What causes int8_t and int_fast8_t to be different?

Question

I did some searching and understood the difference between these data types. However, what confuses me is that, what causes the difference. When I go to stdin.h library, I see that int8_t and int_fast8_t is typedef as signed char. So, it is the same, right? But then, why int_fast8_t is always faster or equal to int8_t in term of speed?

Answer 1

So, it is the same, right?

Yes, on this particular implementation, it is. But in general, this need not be the case.

But then, why int_fast8_t is always faster or equal to int8_t in term of speed?

If both types are the same, the equal part applies. If the implementation has something faster it can use, the types will not be the same and the int_fast8_t will perform better (in some sense). (The types may also differ, but yield the same performance, but that is still covered by the "faster or equal" part of the quote.)

Bottom of the line, there does not actually have to be a difference between int8_t and int_fast8_t, and it is not uncommon for them to be the same type.

Answer 2

The fast version of intNs is guaranteed to be at least N bits size but rather being something which processor can handle natively.

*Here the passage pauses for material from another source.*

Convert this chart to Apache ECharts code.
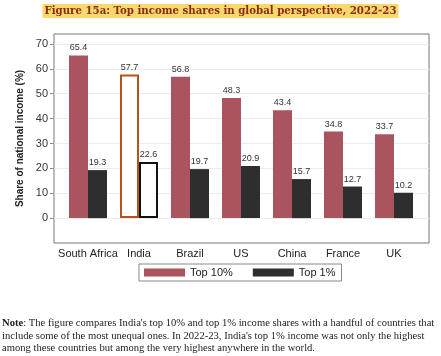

On x86 it doesn't probably matter that match but for example old Alpha processors didn't support 8-bit or 16-bit types directly (at least the older versions). So this int_fast8_t was defined as 32-bit integer.

Answer 3

Clearly, with those definitions, for whatever platform you're on, int8_t and int_fast8_t are equally fast. On some platforms a size larger than 8 bits could be faster, and in that case it would be appropriate to typedef int_fast8_t to that larger type. And on platforms that don't have an 8-bit type (some DSPs define char as 16 or 32 bits, and some old systems used 9-bit bytes), int8_t won't exist, but int_fast8_t will.